After my investigation of Pringle and its reinvention as an international fashion brand, I decided to show you the real deal. A genuine Scottish jumper, tartan no less, knitted in East Lothian and purchased last year at Macraes of Edinburgh at the bottom end of the Royal Mile, where Scott Officer's gorgeous hand-framed intarsia sweaters had a small cult following among the neighbours. I later discovered on a subsequent trip that its riff on the Hunting MacLeod tartan appears on more or less every carpet in every guest house in the country, making it the perfect nominee for the title of Appropriated Edge Christmas Jumper 2014. 

This wool-silk mix jumper is so far removed from the vagaries of high fashion and the ubiquities of the high street that it probably shouldn't exist at all. In fact, it's tempting to say that it lives outside of fashion entirely and any attempt to recontextualize it as an objet de la mode is bound to be fruitless. But I'm going to try anyway.



Buy the jumper!

For the sake of bloggage, I discovered it improbably on sale on the National Geographic website for the bargain price of $60 (marked down from $180). I wish I could send you off to buy it, but it's only available now in a ginormous size XXL. It is helpfully reviewed by blokes with names like Charles the Banjoist, who uses it during cold days, and Joe, who declares Anythig Scotish is Good (sic) with which I cannot argue. The accompanying blog post calls to mind an image of pre-industrial pastoral manufacture in which each jumper is lovingly framed on hand-operated machinery in a crofter's cottage rich with the fragrance of wood smoke and winter leaf mulch. 




A few miles down the road in Hawick and a world away in fashion terms, Scotland's luxury knitwear industry is radically reinventing itself, adjusting to a reality which now expects high fashion in place of grand heritage. The skill and quality on offer in these small factories lends itself perfectly to the demands of haute couture, along with the commitment to artisanal production which is now integral to the operation of what's left of the country's textile industry. In the aftermath of the race to the bottom that caused the demise of Pringle and others not so long ago, it leads to higher standards all round and, one would hope, a more authentic product. 

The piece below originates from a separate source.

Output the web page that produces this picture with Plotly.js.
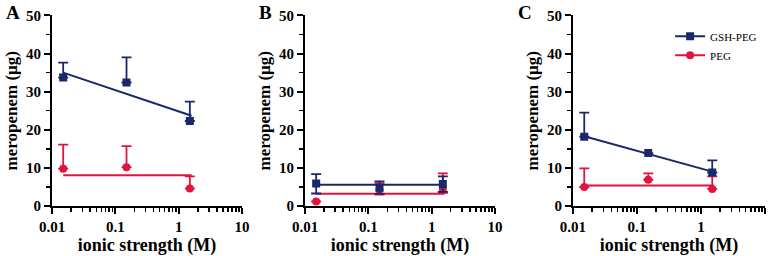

One such example are Barrie Knitwear, who have long worked with Chanel to produce their iconic two-tone cardigans and are now a fully owned subsidiary of the French couture giant. This year saw Barrie produce tricot for the double-C's much-vaunted Paris-Edimbourg line as well as their eponymous range, both under the creative direction of Karl Lagerfeld. The Highland inspired collection featured plaid, Argyle and fair-isle designs worked into sumptuous luxury knits for the delectation of Chanel's moneyed clientele.  

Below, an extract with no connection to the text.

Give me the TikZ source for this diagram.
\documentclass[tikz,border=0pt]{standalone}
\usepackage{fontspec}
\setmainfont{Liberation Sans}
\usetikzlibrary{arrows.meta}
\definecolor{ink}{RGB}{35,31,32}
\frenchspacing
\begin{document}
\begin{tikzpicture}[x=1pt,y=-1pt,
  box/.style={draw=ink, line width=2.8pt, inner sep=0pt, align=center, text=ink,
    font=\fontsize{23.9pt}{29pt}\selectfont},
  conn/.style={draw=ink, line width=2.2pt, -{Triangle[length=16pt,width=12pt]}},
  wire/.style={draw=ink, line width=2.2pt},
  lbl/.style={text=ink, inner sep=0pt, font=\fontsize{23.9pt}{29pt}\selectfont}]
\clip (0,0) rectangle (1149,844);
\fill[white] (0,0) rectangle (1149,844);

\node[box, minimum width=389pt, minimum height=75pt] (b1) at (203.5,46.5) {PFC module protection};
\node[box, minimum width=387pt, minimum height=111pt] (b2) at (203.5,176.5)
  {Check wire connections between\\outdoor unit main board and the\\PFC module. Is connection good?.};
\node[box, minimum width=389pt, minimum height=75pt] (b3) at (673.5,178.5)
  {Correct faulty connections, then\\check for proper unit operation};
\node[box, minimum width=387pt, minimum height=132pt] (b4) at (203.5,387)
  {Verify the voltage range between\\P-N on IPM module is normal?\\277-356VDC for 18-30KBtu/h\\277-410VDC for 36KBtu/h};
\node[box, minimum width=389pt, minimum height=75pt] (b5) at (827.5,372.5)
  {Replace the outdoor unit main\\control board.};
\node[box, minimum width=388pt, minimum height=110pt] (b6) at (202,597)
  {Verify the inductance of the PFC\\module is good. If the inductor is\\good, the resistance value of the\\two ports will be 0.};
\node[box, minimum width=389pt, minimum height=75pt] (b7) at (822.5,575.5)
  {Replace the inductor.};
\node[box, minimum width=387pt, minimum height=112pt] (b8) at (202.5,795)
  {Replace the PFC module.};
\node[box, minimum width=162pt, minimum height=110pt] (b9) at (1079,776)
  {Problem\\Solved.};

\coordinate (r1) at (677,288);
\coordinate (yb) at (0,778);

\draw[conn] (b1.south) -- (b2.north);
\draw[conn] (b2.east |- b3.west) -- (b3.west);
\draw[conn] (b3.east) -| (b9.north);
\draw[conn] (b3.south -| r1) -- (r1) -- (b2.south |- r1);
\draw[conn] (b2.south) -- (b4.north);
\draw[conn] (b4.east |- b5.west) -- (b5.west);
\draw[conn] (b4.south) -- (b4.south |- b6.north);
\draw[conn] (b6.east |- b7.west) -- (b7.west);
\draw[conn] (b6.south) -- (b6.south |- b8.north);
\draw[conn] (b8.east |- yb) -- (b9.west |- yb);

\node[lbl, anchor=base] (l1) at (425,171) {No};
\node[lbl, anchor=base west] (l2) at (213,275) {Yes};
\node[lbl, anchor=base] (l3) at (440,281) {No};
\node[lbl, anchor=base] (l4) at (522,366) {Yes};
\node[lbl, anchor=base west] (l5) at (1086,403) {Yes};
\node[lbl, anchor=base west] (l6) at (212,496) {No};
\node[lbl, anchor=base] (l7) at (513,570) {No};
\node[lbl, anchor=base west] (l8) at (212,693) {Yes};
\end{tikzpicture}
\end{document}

It's well known by now that modern tartan and its association with the clans is in fact a nineteenth century invention fuelled in part by romantic notions about Scottish identity as propagated by writer Walter Scott. It's not such a huge leap from there to yet more reimagining of an elite heritage which never really existed into a froufrou confection as seen through the gimlet eye of King Karl. 


The Kilt - real tartan for real men.

The reality of tartan as signifier of a more quotidian national self-image is somewhat more contentious. Scotland's status as a nation is bound up with its complicated, conflicted relationship with Westminster and the rest of the United Kingdom, as came into sharp focus during 2014's closely fought referendum. In this context, the kilt, and by extension tartan itself, becomes a form of battle dress and a universal symbol of rebellious masculinity.

Which brings me to the many, manifold reasons a woman has for shopping the men's department, particularly when it comes to knitwear. While womenswear offers endless variety and all the possibilities for role-play that brings with it, men's knitwear delivers no-nonsense quality, practicality and bang for the buck, perpetually at odds with the effete affectations of high fashion. In short, if you can pull it off without feeling frumpy, dressing like a man will make you look tough.

Ernest Hemmingway and woolly jumper
A chunky jumper like this one is the very antithesis of the sleek, luxurious cashmere manufactured in Hawick. It is the grandaddy of performance wear. Long before we had Gore-Tex or recycled plastic fleeces, waterproof Aran and Guernsey jumpers knitted in the grease were a protective essential for fishermen braving the arctic conditions of the North Sea. This is Original Gear for Real Men, hardened outdoorsmen risking their lives and pitting themselves against Nature knowing they may perish in the process.

Ernest Shackleton and friend

A woman who puts on such a garment sidesteps any reference to her sexuality and declares herself ready for anything. When Sofie Gråbøl (it rhymes with trouble) chose a traditional Faroe sweater by Gudrun & Gudrun for her portrayal of tough-as-boots detective Sarah Lund in The Killing, she channelled the police officer's boundless self-confidence and fiercely idiosyncratic nature. This was a fearless jumper, one that would walk into abandoned buildings with no backup and only a sidearm for company.

Sarah Lund and sidearm

But as Gråbøl points out, the sweater also tells another story of comfort and security, with a pattern which denotes a collective identity very much like the tartan.
"I wore this sweater and so did my parents. That sweater was a sign of believing in togetherness. There's a nice tension between those soft, human values and Lund being a very tough closed person – because to me it says that she's wanting to sit around a fire with a guitar; it gives a great opposite to her line of work and behaviour."
Little wonder then that the jumper really was the surprise star of the show. Armoured on the outside and soft on the inside, Sarah Lund proves that a winter woolly can be a symbol of a very female kind of toughness. She doesn't need to telegraph her authority, she just has to show up to the game.